> TO BE DONE:
Output the material beneath this task exactly, images excluded.

---

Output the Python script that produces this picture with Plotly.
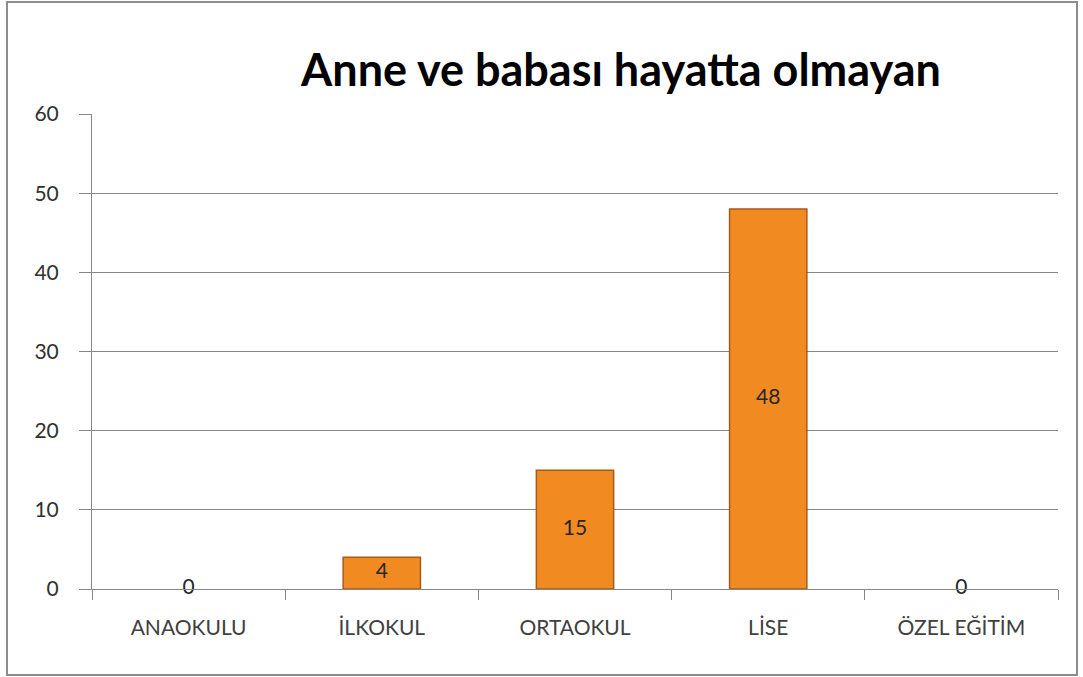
import plotly.graph_objects as go

categories = ["ANAOKULU", "İLKOKUL", "ORTAOKUL", "LİSE", "ÖZEL EĞİTİM"]
values = [0, 4, 15, 48, 0]
y_ticks = [0, 10, 20, 30, 40, 50, 60]
title_text = "Anne ve babası hayatta olmayan"

W, H = 1083, 677
ML, MR, MT, MB = 92, 25, 114, 88
pw = W - ML - MR
ph = H - MT - MB
FONT = "Lato, Noto Sans, sans-serif"

fig = go.Figure()
fig.add_trace(go.Bar(
    x=categories, y=values,
    marker=dict(color="#F28A22",
                line=dict(color="#A85A18", width=[0 if v == 0 else 1.5 for v in values])),
    hoverinfo="x+y",
))
fig.add_trace(go.Scatter(
    x=categories, y=[v / 2 for v in values],
    mode="text", text=[str(v) for v in values],
    textfont=dict(family=FONT, size=21, color="#262626"),
    cliponaxis=False,
    hoverinfo="skip", showlegend=False,
))

axis_font = dict(family=FONT, size=21, color="#404040")
fig.update_layout(
    width=W, height=H,
    margin=dict(l=ML, r=MR, t=MT, b=MB),
    paper_bgcolor="white", plot_bgcolor="white",
    showlegend=False,
    bargap=0.6,
    title=dict(text="<b>" + title_text + "</b>", x=621 / W, xanchor="center",
               y=1 - 70 / H, yanchor="middle",
               font=dict(family=FONT, size=45, color="#000000")),
    xaxis=dict(
        type="category", showline=True, linecolor="#868686", linewidth=1,
        ticks="outside", tickson="boundaries", ticklen=10, tickcolor="#868686",
        tickfont=axis_font, showgrid=False, zeroline=False, ticklabelstandoff=20,
    ),
    yaxis=dict(
        range=[0, 60], tickvals=y_ticks, showline=True, linecolor="#868686", linewidth=1,
        ticks="outside", ticklen=12, tickcolor="#868686",
        showgrid=True, gridcolor="#868686", gridwidth=1, zeroline=False,
        tickfont=dict(family=FONT, size=21, color="#303030"), ticklabelstandoff=16,
    ),
)
# chart area border
fig.add_shape(type="rect", xref="paper", yref="paper",
              x0=(7 - ML) / pw, x1=(1077 - ML) / pw,
              y0=-(675 - MT - ph) / ph, y1=1 + (MT - 2) / ph,
              line=dict(color="#8C8C8C", width=2), fillcolor="rgba(0,0,0,0)", layer="below")

fig.write_html("out.html", config={"displayModeBar": False},
               post_script="document.body.style.margin='0';document.body.style.overflow='hidden';")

---

> RESULT:
Output the Python script that produces this picture with Plotly.
import plotly.graph_objects as go

categories = ["ANAOKULU", "İLKOKUL", "ORTAOKUL", "LİSE", "ÖZEL EĞİTİM"]
values = [0, 4, 15, 48, 0]
y_ticks = [0, 10, 20, 30, 40, 50, 60]
title_text = "Anne ve babası hayatta olmayan"

W, H = 1083, 677
ML, MR, MT, MB = 92, 25, 114, 88
pw = W - ML - MR
ph = H - MT - MB
FONT = "Lato, Noto Sans, sans-serif"

fig = go.Figure()
fig.add_trace(go.Bar(
    x=categories, y=values,
    marker=dict(color="#F28A22",
                line=dict(color="#A85A18", width=[0 if v == 0 else 1.5 for v in values])),
    hoverinfo="x+y",
))
fig.add_trace(go.Scatter(
    x=categories, y=[v / 2 for v in values],
    mode="text", text=[str(v) for v in values],
    textfont=dict(family=FONT, size=21, color="#262626"),
    cliponaxis=False,
    hoverinfo="skip", showlegend=False,
))

axis_font = dict(family=FONT, size=21, color="#404040")
fig.update_layout(
    width=W, height=H,
    margin=dict(l=ML, r=MR, t=MT, b=MB),
    paper_bgcolor="white", plot_bgcolor="white",
    showlegend=False,
    bargap=0.6,
    title=dict(text="<b>" + title_text + "</b>", x=621 / W, xanchor="center",
               y=1 - 70 / H, yanchor="middle",
               font=dict(family=FONT, size=45, color="#000000")),
    xaxis=dict(
        type="category", showline=True, linecolor="#868686", linewidth=1,
        ticks="outside", tickson="boundaries", ticklen=10, tickcolor="#868686",
        tickfont=axis_font, showgrid=False, zeroline=False, ticklabelstandoff=20,
    ),
    yaxis=dict(
        range=[0, 60], tickvals=y_ticks, showline=True, linecolor="#868686", linewidth=1,
        ticks="outside", ticklen=12, tickcolor="#868686",
        showgrid=True, gridcolor="#868686", gridwidth=1, zeroline=False,
        tickfont=dict(family=FONT, size=21, color="#303030"), ticklabelstandoff=16,
    ),
)
# chart area border
fig.add_shape(type="rect", xref="paper", yref="paper",
              x0=(7 - ML) / pw, x1=(1077 - ML) / pw,
              y0=-(675 - MT - ph) / ph, y1=1 + (MT - 2) / ph,
              line=dict(color="#8C8C8C", width=2), fillcolor="rgba(0,0,0,0)", layer="below")

fig.write_html("out.html", config={"displayModeBar": False},
               post_script="document.body.style.margin='0';document.body.style.overflow='hidden';")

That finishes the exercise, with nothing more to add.